ブースで渡されたパンフレットには「規模別農業経営イメージ」というのが書かれていて、たとえば10アールのハウスで栽培する場合には、年間売上が674万円で経費が300万円、差し引き318万円の粗利が得られるとされている。
ただし、ハウスを新設する場合には10アールで3500万〜5000万円の費用が必要なようで、初期投資の回収には12〜17年かかると記されていた。
デジタル技術やフランチャイズ方式、健康機能といった様々な用語をちりばめてはいるが、どこか信用ならない危うさを感じてしまう。

もう一つ、面白いなと感じたのはこちらも静岡県牧之原市にある「エムスクエア・ラボ」という会社が手がける「やさいバス」という事業。
こちらは生産者が直接販売するECサイトの一種なのだが、地産地消に重点を置き、ネックとなる流通コストを削減するために各地のバス停をいつも同じ時間に通るバスのような仕組みを考えた。
詳しくは、こちらの動画がわかりやすいだろう。
ただこちらも、静岡や広島などまだ一部のエリアでの取り組みに留まり、広く誰でもが利用できるビジネスとはなっていない。
しかしプレゼンしていた女性社長はとても話が上手で、農業という課題山積だが重要な分野で多くの協力者を獲得するためにはこうした女性の活躍が欠かせないのだろうと感じさせた。

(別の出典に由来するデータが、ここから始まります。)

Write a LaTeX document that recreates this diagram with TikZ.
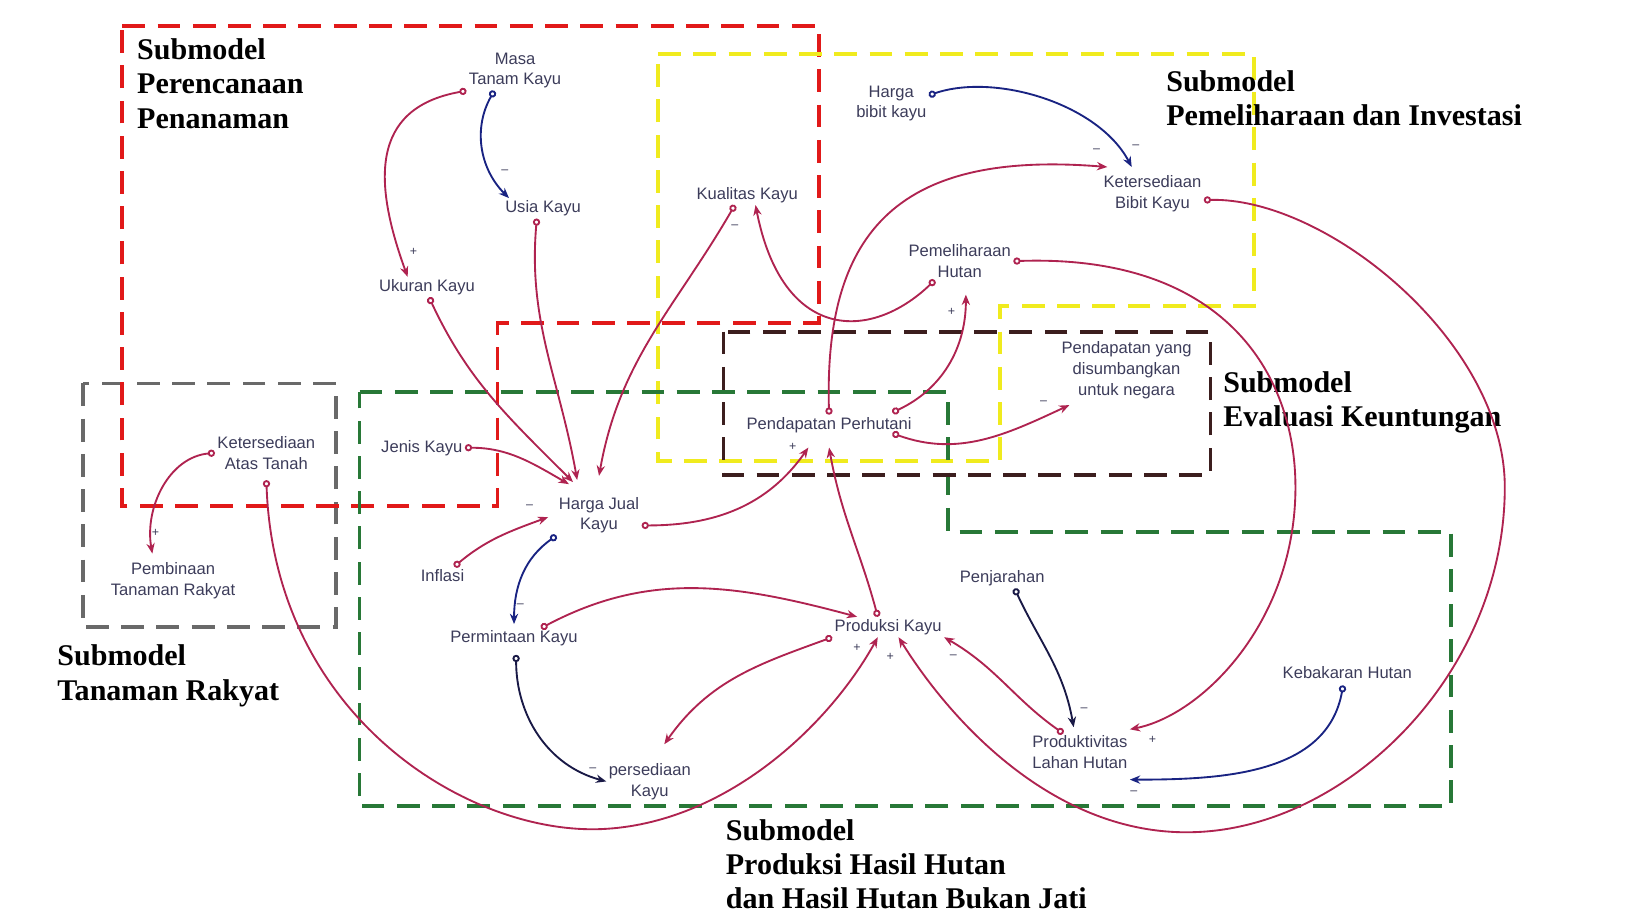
\documentclass[tikz,border=0pt]{standalone}
\usepackage{fontspec}
\setmainfont{Liberation Serif}
\newfontfamily\lblfont{Liberation Sans}
\usetikzlibrary{arrows.meta}
\definecolor{linkred}{RGB}{175,35,80}
\definecolor{linkblue}{RGB}{25,35,130}
\definecolor{linkdark}{RGB}{25,25,70}
\definecolor{lblcol}{RGB}{60,60,90}
\definecolor{zred}{RGB}{225,25,25}
\definecolor{zyellow}{RGB}{240,235,30}
\definecolor{zdark}{RGB}{60,30,30}
\definecolor{zgrey}{RGB}{105,105,105}
\definecolor{zgreen}{RGB}{40,120,55}

\begin{document}
\begin{tikzpicture}[x=0.5pt,y=-0.5pt,
		lbl/.style={font=\lblfont\fontsize{8}{10}\selectfont,text=lblcol,align=center,inner sep=1pt},
		ttl/.style={font=\bfseries\fontsize{14.5}{16.5}\selectfont,align=left,anchor=north west,inner sep=0pt},
		sgn/.style={font=\lblfont\fontsize{6}{6}\selectfont,text=lblcol,inner sep=0pt},
		zone/.style={line width=1.8pt,dash pattern=on 11pt off 6pt},
		link/.style={draw=linkred,line width=0.9pt,{Circle[open,length=3.5pt,width=3.5pt]}-{Stealth[length=5pt,width=4pt]}},
		blink/.style={link,draw=linkblue},
		klink/.style={link,draw=linkdark}]
		\useasboundingbox (0,0) rectangle (1568,891);
		% submodel zones
		\draw[zone,draw=zgrey] (80,370) rectangle (324,605);
		\draw[zone,draw=zred] (118,25) -- (790,25) -- (790,312) -- (480,312) -- (480,488) -- (118,488) -- cycle;
		\draw[zone,draw=zyellow] (635,52) -- (1210,52) -- (1210,295) -- (965,295) -- (965,445) -- (635,445) -- cycle;
		\draw[zone,draw=zgreen] (347,378) -- (915,378) -- (915,513) -- (1400,513) -- (1400,778) -- (347,778) -- cycle;
		\draw[zone,draw=zdark] (698,320) rectangle (1168,458);
		% titles
		\node[ttl] (tplan) at (132,37) {Submodel\\Perencanaan\\Penanaman};
		\node[ttl] (tpelihara) at (1125,68) {Submodel\\Pemeliharaan dan Investasi};
		\node[ttl] (tevaluasi) at (1180,358) {Submodel\\Evaluasi Keuntungan};
		\node[ttl] (trakyat) at (55,622) {Submodel\\Tanaman Rakyat};
		\node[ttl] (tproduksi) at (700,790) {Submodel\\Produksi Hasil Hutan\\dan Hasil Hutan Bukan Jati};
		% variables
		\node[lbl] (masa) at (497,68) {Masa\\Tanam Kayu};
		\node[lbl] (usia) at (524,201) {Usia Kayu};
		\node[lbl] (ukuran) at (412,277) {Ukuran Kayu};
		\node[lbl] (kualitas) at (721,188) {Kualitas Kayu};
		\node[lbl] (hbibit) at (860,100) {Harga\\bibit kayu};
		\node[lbl] (ketbibit) at (1112,187) {Ketersediaan\\Bibit Kayu};
		\node[lbl] (pelihara) at (926,252) {Pemeliharaan\\Hutan};
		\node[lbl] (pnegara) at (1087,357) {Pendapatan yang\\disumbangkan\\untuk negara};
		\node[lbl] (pperhutani) at (800,410) {Pendapatan Perhutani};
		\node[lbl] (jenis) at (407,432) {Jenis Kayu};
		\node[lbl] (ketatas) at (257,437) {Ketersediaan\\Atas Tanah};
		\node[lbl] (pembinaan) at (167,560) {Pembinaan\\Tanaman Rakyat};
		\node[lbl] (hjual) at (578,497) {Harga Jual\\Kayu};
		\node[lbl] (inflasi) at (427,555) {Inflasi};
		\node[lbl] (permintaan) at (496,616) {Permintaan Kayu};
		\node[lbl] (produksi) at (857,605) {Produksi Kayu};
		\node[lbl] (persediaan) at (627,754) {persediaan\\Kayu};
		\node[lbl] (penjarahan) at (967,558) {Penjarahan};
		\node[lbl] (kebakaran) at (1300,649) {Kebakaran Hutan};
		\node[lbl] (produktivitas) at (1042,726) {Produktivitas\\Lahan Hutan};
		% links
		\draw[blink] ([xshift=-10pt]masa.south) to[out=240,in=135] ([xshift=3pt]usia.north west);
		\draw[link] (masa.south west) to[out=190,in=110,looseness=1.3] ([xshift=15pt]ukuran.north west);
		\draw[link] ([xshift=-3pt]usia.south) to[out=-95,in=100] ([xshift=10pt,yshift=7pt]hjual.north west);
		\draw[link] ([xshift=1pt]ukuran.south) to[out=-65,in=135] ([xshift=8pt,yshift=6pt]hjual.north west);
		\draw[link] (jenis.east) to[out=0,in=150] ([xshift=6pt,yshift=5pt]hjual.north west);
		\draw[link] ([xshift=-6pt]kualitas.south) to[out=-120,in=80] ([yshift=9pt]hjual.north);
		\draw[link] ([xshift=-12pt]pelihara.south) .. controls (840,330) and (755,330) .. ([xshift=4pt]kualitas.south);
		\draw[blink] ([yshift=4pt]hbibit.east) .. controls (960,70) and (1060,100) .. ([xshift=-10pt,yshift=3pt]ketbibit.north);
		\draw[link] (pperhutani.north) .. controls (795,220) and (870,145) .. ([xshift=3pt,yshift=3pt]ketbibit.north west);
		\draw[link] ([yshift=-3pt]ketbibit.east) .. controls (1280,190) and (1452,330) .. (1452,470) .. controls (1452,650) and (1300,800) .. (1150,803) .. controls (1020,806) and (920,700) .. ([xshift=5pt]produksi.south);
		\draw[link] (pelihara.east) .. controls (1180,245) and (1250,360) .. (1250,470) .. controls (1250,600) and (1160,690) .. ([yshift=2pt]produktivitas.north east);
		\draw[link] ([xshift=-10.5pt,yshift=6pt]pperhutani.east) to[out=25,in=-90] ([xshift=3pt,yshift=-7pt]pelihara.south);
		\draw[link] ([xshift=-10.5pt,yshift=-4pt]pperhutani.east) to[out=-20,in=205] ([xshift=5pt,yshift=-2pt]pnegara.south west);
		\draw[link] ([yshift=-5pt]hjual.east) to[out=0,in=235] ([xshift=-10pt,yshift=-6pt]pperhutani.south);
		\draw[link] ([xshift=-5pt]produksi.north) to[out=105,in=-80] ([yshift=-6pt]pperhutani.south);
		\draw[link] ([xshift=13pt]permintaan.north) to[out=28,in=165] ([xshift=12pt]produksi.north west);
		\draw[link] (produksi.south west) to[out=200,in=55] ([xshift=7pt,yshift=8pt]persediaan.north);
		\draw[klink] ([xshift=1pt,yshift=-3pt]permintaan.south) to[out=-90,in=165] (persediaan.west);
		\draw[blink] (hjual.south west) to[out=215,in=90] ([yshift=2pt]permintaan.north);
		\draw[link] ([xshift=-6pt]inflasi.north east) to[out=40,in=200] ([xshift=-4pt,yshift=-1pt]hjual.west);
		\draw[link] (ketatas.west) to[out=185,in=100] ([xshift=-10pt,yshift=3pt]pembinaan.north);
		\draw[link] ([yshift=-4pt]ketatas.south) .. controls (265,690) and (450,805) .. (580,800) .. controls (700,795) and (800,700) .. ([xshift=-5pt]produksi.south);
		\draw[klink] ([xshift=6pt]penjarahan.south) to[out=-65,in=100] ([xshift=-3pt,yshift=3pt]produktivitas.north);
		\draw[blink] ([xshift=-2pt,yshift=-2pt]kebakaran.south) to[out=-100,in=0] ([yshift=-4pt]produktivitas.south east);
		\draw[link] ([xshift=-8pt]produktivitas.north) to[out=145,in=-30] (produksi.south east);
		% polarity signs
		\foreach \x/\y/\s [count=\i] in {487/166/–,399/243/+,1096/142/–,1058/145/–,918/301/+,709/219/–,
				1007/389/–,765/431/+,150/514/+,502/584/–,572/743/–,1112/714/+,1046/685/–,1094/765/–,
				920/634/–,827/625/+,859/634/+,511/489/–}
			\node[sgn] (s\i) at (\x,\y) {\s};
	\end{tikzpicture}
\end{document}
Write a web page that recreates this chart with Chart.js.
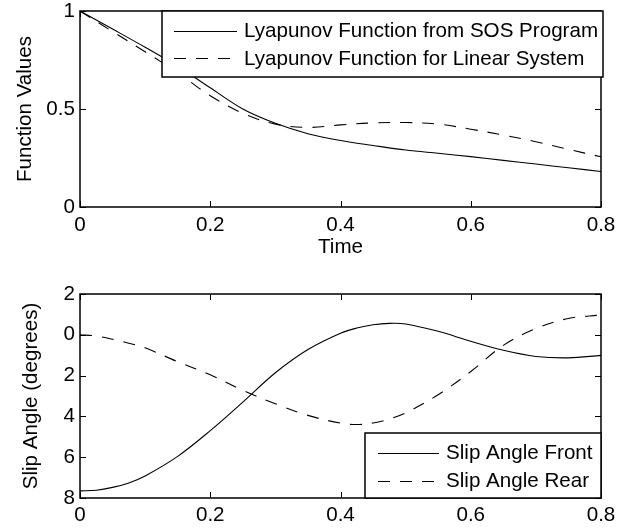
<!DOCTYPE html>
<html><head><meta charset="utf-8">
<script src="https://cdn.jsdelivr.net/npm/chart.js@4/dist/chart.umd.min.js"></script>
<style>
html,body{margin:0;padding:0;background:#fff;overflow:hidden;}
canvas{position:absolute;left:0;}
#c1{top:0;}
#c2{top:265px;}
</style></head><body>
<canvas id="c1"></canvas>
<canvas id="c2"></canvas>
<script>
// ---- data ----
const timeTop = [0, 0.05, 0.1, 0.15, 0.2, 0.25, 0.3, 0.35, 0.4, 0.45, 0.5, 0.55, 0.6, 0.65, 0.7, 0.75, 0.8];
const sosValues = [1.0, 0.908, 0.815, 0.718, 0.608, 0.50, 0.427, 0.374, 0.339, 0.314, 0.291, 0.274, 0.257, 0.238, 0.219, 0.200, 0.181];
const linearValues = [1.0, 0.895, 0.792, 0.685, 0.568, 0.478, 0.423, 0.406, 0.419, 0.429, 0.431, 0.423, 0.397, 0.367, 0.333, 0.294, 0.256];

const timeBottom = [0, 0.025, 0.05, 0.075, 0.1, 0.15, 0.2, 0.25, 0.3, 0.35, 0.4, 0.425, 0.45, 0.475, 0.5, 0.55, 0.6, 0.65, 0.7, 0.75, 0.8];
const slipFront = [-7.65, -7.62, -7.48, -7.26, -6.92, -5.96, -4.70, -3.30, -1.86, -0.72, 0.08, 0.33, 0.49, 0.56, 0.53, 0.17, -0.32, -0.76, -1.06, -1.13, -1.01];
const slipRear = [0, -0.06, -0.22, -0.41, -0.64, -1.32, -1.96, -2.72, -3.38, -3.95, -4.33, -4.40, -4.32, -4.13, -3.83, -2.94, -1.80, -0.52, 0.31, 0.80, 0.97];

const xTicks = [0, 0.2, 0.4, 0.6, 0.8];
const topYTicks = [0, 0.5, 1];
const bottomYTicks = [-8, -6, -4, -2, 0, 2];
const topLegend = ['Lyapunov Function from SOS Program', 'Lyapunov Function for Linear System'];
const bottomLegend = ['Slip Angle Front', 'Slip Angle Rear'];
const topXTitle = 'Time';
const topYTitle = 'Function Values';
const bottomYTitle = 'Slip Angle (degrees)';

// ---- styling ----
const FONT = '"Liberation Sans", Arial, Helvetica, sans-serif';
const FSIZE = 20.6;
Chart.defaults.font.family = FONT;
Chart.defaults.font.size = FSIZE;
Chart.defaults.color = '#000';
const DASH = [12, 10];

function pts(xs, ys) { return xs.map((x, i) => ({x: x, y: ys[i]})); }

function frameLegendPlugin(legendItems, geom) {
  return {
    id: 'frameLegend',
    afterDatasetsDraw(chart) {
      const ctx = chart.ctx, ca = chart.chartArea;
      const xs = chart.scales.x, ys = chart.scales.y;
      ctx.save();
      ctx.strokeStyle = '#000';
      ctx.lineWidth = 1;
      ctx.beginPath();
      xs.ticks.forEach(t => {
        const p = Math.round(xs.getPixelForValue(t.value)) + 0.5;
        ctx.moveTo(p, ca.bottom); ctx.lineTo(p, ca.bottom - 6);
        ctx.moveTo(p, ca.top); ctx.lineTo(p, ca.top + 6);
      });
      ys.ticks.forEach(t => {
        const p = Math.round(ys.getPixelForValue(t.value)) + 0.5;
        ctx.moveTo(ca.left, p); ctx.lineTo(ca.left + 6, p);
        ctx.moveTo(ca.right, p); ctx.lineTo(ca.right - 6, p);
      });
      ctx.stroke();
      ctx.lineWidth = 1.5;
      ctx.strokeRect(ca.left, ca.top, ca.right - ca.left, ca.bottom - ca.top);
      const g = geom(ca);
      ctx.fillStyle = '#fff';
      ctx.fillRect(g.left, g.top, g.right - g.left, g.bottom - g.top);
      ctx.strokeRect(g.left, g.top, g.right - g.left, g.bottom - g.top);
      ctx.font = FSIZE + 'px ' + FONT;
      ctx.fillStyle = '#000';
      ctx.textBaseline = 'middle';
      ctx.textAlign = 'left';
      legendItems.forEach((txt, i) => {
        const y = g.rows[i];
        ctx.lineWidth = 1;
        ctx.setLineDash(i === 1 ? DASH : []);
        ctx.beginPath();
        ctx.moveTo(g.left + g.s0, Math.round(y) + 0.5);
        ctx.lineTo(g.left + g.s1, Math.round(y) + 0.5);
        ctx.stroke();
        ctx.setLineDash([]);
        ctx.fillText(txt, g.left + g.tx, y + 1);
      });
      ctx.restore();
    }
  };
}

function makeChart(id, w, h, cfg) {
  const cv = document.getElementById(id);
  cv.width = w; cv.height = h;
  cv.style.width = w + 'px'; cv.style.height = h + 'px';
  return new Chart(cv, {
    type: 'line',
    data: {datasets: cfg.datasets.map((d, i) => ({
      label: d.label,
      data: d.data,
      borderColor: '#000',
      borderWidth: 1.1,
      borderDash: i === 1 ? DASH : [],
      pointRadius: 0,
      fill: false,
      tension: 0.35
    }))},
    options: {
      responsive: false,
      animation: false,
      devicePixelRatio: 1,
      layout: {padding: {left: 0, right: 28, top: cfg.padTop, bottom: 0}},
      plugins: {legend: {display: false}, tooltip: {enabled: false}},
      scales: {
        x: {
          type: 'linear', min: 0, max: 0.8,
          grid: {display: false, drawTicks: false},
          border: {display: false},
          afterBuildTicks: s => { s.ticks = xTicks.map(v => ({value: v})); },
          afterFit: s => { s.height = cfg.xHeight; s.paddingLeft = 0; s.paddingRight = 0; },
          ticks: {padding: cfg.xPad, maxRotation: 0, autoSkip: false,
            callback: v => String(Math.round(v * 10) / 10)},
          title: cfg.xTitle ? {display: true, text: cfg.xTitle, padding: {top: 0, bottom: 5}} : {display: false}
        },
        y: {
          type: 'linear', min: cfg.yMin, max: cfg.yMax,
          grid: {display: false, drawTicks: false},
          border: {display: false},
          afterBuildTicks: s => { s.ticks = cfg.yTicks.map(v => ({value: v})); },
          afterFit: s => { s.width = 80; s.paddingTop = 0; s.paddingBottom = 0; },
          ticks: {padding: 5, autoSkip: false, callback: cfg.yCb},
          title: {display: true, text: cfg.yTitle, padding: {top: cfg.yTitlePad, bottom: 0}}
        }
      }
    },
    plugins: [frameLegendPlugin(cfg.legend, cfg.geom)]
  });
}

makeChart('c1', 629, 265, {
  datasets: [
    {label: topLegend[0], data: pts(timeTop, sosValues)},
    {label: topLegend[1], data: pts(timeTop, linearValues)}
  ],
  padTop: 11, xHeight: 58, xPad: 6, xTitle: topXTitle,
  yMin: 0, yMax: 1, yTicks: topYTicks, yTitle: topYTitle, yTitlePad: 13,
  yCb: v => String(v),
  legend: topLegend,
  geom: ca => ({left: ca.left + 82, top: ca.top, right: ca.right + 2, bottom: ca.top + 66,
    s0: 12, s1: 75, tx: 82, rows: [ca.top + 19.5, ca.top + 47]})
});

makeChart('c2', 629, 264, {
  datasets: [
    {label: bottomLegend[0], data: pts(timeBottom, slipFront)},
    {label: bottomLegend[1], data: pts(timeBottom, slipRear)}
  ],
  padTop: 29, xHeight: 31, xPad: 5, xTitle: null,
  yMin: -8, yMax: 2, yTicks: bottomYTicks, yTitle: bottomYTitle, yTitlePad: 19,
  yCb: v => String(Math.abs(v)),
  legend: bottomLegend,
  geom: ca => ({left: ca.left + 285, top: ca.bottom - 65, right: ca.right, bottom: ca.bottom,
    s0: 13, s1: 74, tx: 81, rows: [ca.bottom - 45.3, ca.bottom - 17.3]})
});
</script>
</body></html>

毛色の変わったところでは、農業をする人の顔が見える「農カード」を作って格好いい農業を目指す若き農業者たちの集団を知った。
青森で話題となった「漁師カード」にヒントを得て、愛知県でミニトマトを栽培する一人の若者がツイッターで農家でもこんなカードを作りたいと発信したところ、多くの農家が賛同して全国各地に「農カード」の輪が広がっているというのだ。
このカードの利用法はまだ模索中で、今はまだ通信販売している農産物と一緒にこの農カードを消費者に送るだけのようだが、参加する農家のネットワークが広がり、カードゲームに慣れ親しんだ若者たちの間では様々な利用方法が提案されているようである。
自分が口にする食材を作っている人の顔が見えると、農産品により親しみを感じるようになる。
農水省が推奨する「スマート農業」よりも、生産者と消費者をつなぐこんなちょっとした工夫が意外に日本の農業を変えていくかもしれない、そんな予感がした。

他にも様々なブースを回って、いろんな資料をもらってきた。
これからゆっくりと資料に目を通して、岡山での事業に活用できるアイデアを探したいと思う。
場合によっては、福島で活動する姪夫婦に働きかけて、被災地の農業復興に役立つ仕組みが考えられるかもしれない。
久しぶりの展示会でちょっと疲れたが、コロナ後に備えて少しずつ活動を活発化させていきたいと思っている。